In “Guadalupe the Sex Goddess,” Cisneros describes her experience of silence and says, “[i]f I was a graduate student, was shy about talking to anyone about my body and sex, imagine how difficult it must be for a young girl in middle school or high school living […] [with] no information other than misinformation from the girlfriends and the boyfriend” (48). This experience is replicated among many other Latinas who grow up in a traditional household and whose bodies are kept in silence. The culture keeps demanding young women to not get pregnant but nobody ever sits down to talk about how to keep from getting pregnant, the only choice young women have is to listen to the misinformation that is out there. Cisneros continues to state, “[t]his is why I was angry, for some nay years every time I saw la Virgen de Guadalupe, my culture’s role model for brown women like me […] [d]id boys have to aspire to be Jesus? I never saw any evidence of it” (Cisneros, 48). She is relating the culture oppression against young women as sexual beings as a result of Our Lady of Guadalupe’s submissiveness.

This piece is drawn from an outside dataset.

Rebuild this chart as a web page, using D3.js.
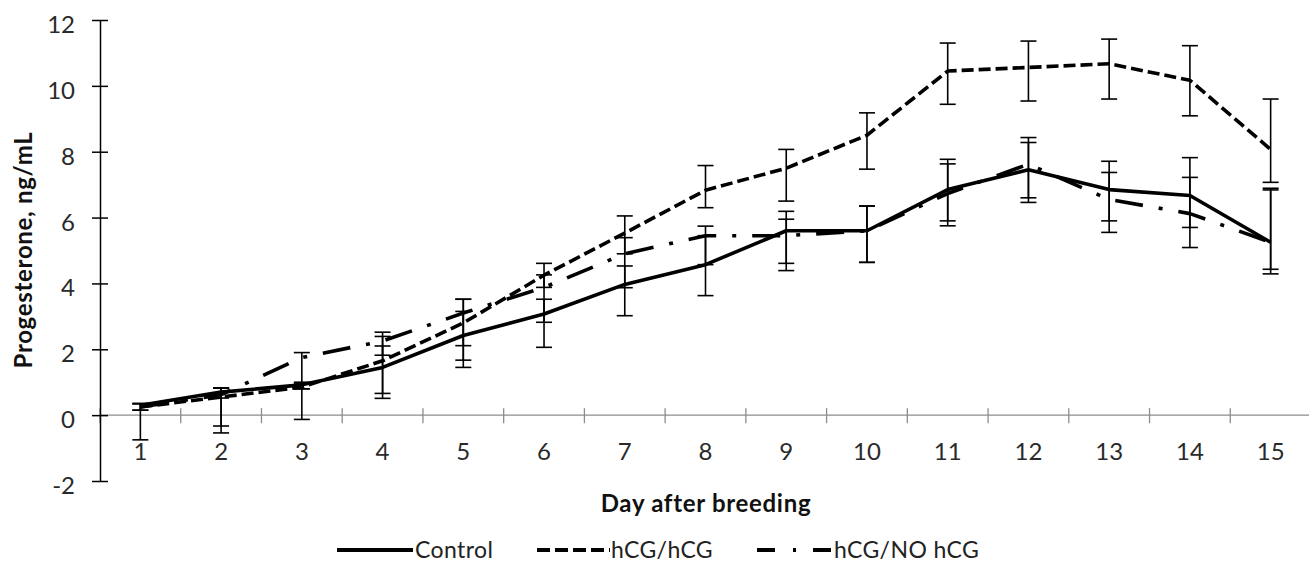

In “Little Miracles, Kept Promises,” Chayito begins her short story (or note) speaking to Our Lady of Guadalupe as she is pinning the part of her hair she cut off.  She describes the ways in which the patriarchal structure continues to humiliate her for not abiding by the social standards of how a girl is suppose to act. She states, “Virgencita de Guadalupe. For a long time I wouldn’t let you in my house. I couldn’t see you without seeing my ma each time my father came home drunk and yelling, blaming everything that ever went wrong in his life on her” (Cisneros, 127). In her eyes Our Lady of Guadalupe only symbolized a sufferer, someone who would take everything in and not fight back just like her mother took her father’s verbal abuse. Chayito could not stand to see the pain her mother and grandmother underwent as women. She wanted to see Our Lady of Guadalupe “bare-breasted, [with] snakes in [her] hands […] leaping and somersaulting the backs of bulls” (Cisneros, 127). Chayito wanted to see Our Lady of Guadalupe as a woman who had breasts, who felt confident with her body; a woman who could take anything even a bull and who showed no fear. Just like Chayito wanted to see Our Lady of Guadalupe bare-breasted, in “Guadalupe the Sex Goddess,” Cisneros states, “I want to lift her dress as I did my doll’s and look to see if she comes with chones [underwear], and does her panocha [vagina] look like mine, and does she have dark nipples too?” (Cisneros, 51).

Placing both readings side by side, we see that Cisneros used Chayito’s voice to demonstrate her grappling’s of relationship with Our Lady of Guadalupe, especially when she says, “When I look at la Virgen de Guadalupe, she is not the Lupe of my childhood […] She is Guadalupe the sex goddess” (Cisneros, 49). In “little Miracles, Kept Promises” Chayito comes to realize that Our Lady of Guadalupe is “[n]o longer Mary the mild […] That you could have the power to rally a people when a country was born […] made me think maybe there is power in my mother’s patience” (Cisneros, 128). Both demonstrate the relationship to Our Lady of Guadalupe as empowering, one being able to embrace her sexual being and the other the strength that women possess within.

Reinterpreting Our Lady of Guadalupe as Sandra Cisneros has in “Guadalupe the Sex Goddess” has caused controversy especially among people who are religious in the traditional ways. In order for Chicanas to be able to connect with her and see her as an empowering figure they have had to re-imagine her as someone who is just like any ordinary woman. This is specifically important to Chicanas because of the history of colonization and conquest that the indigenous population endured as the Spanish conquerors took over Mexico, central and south America.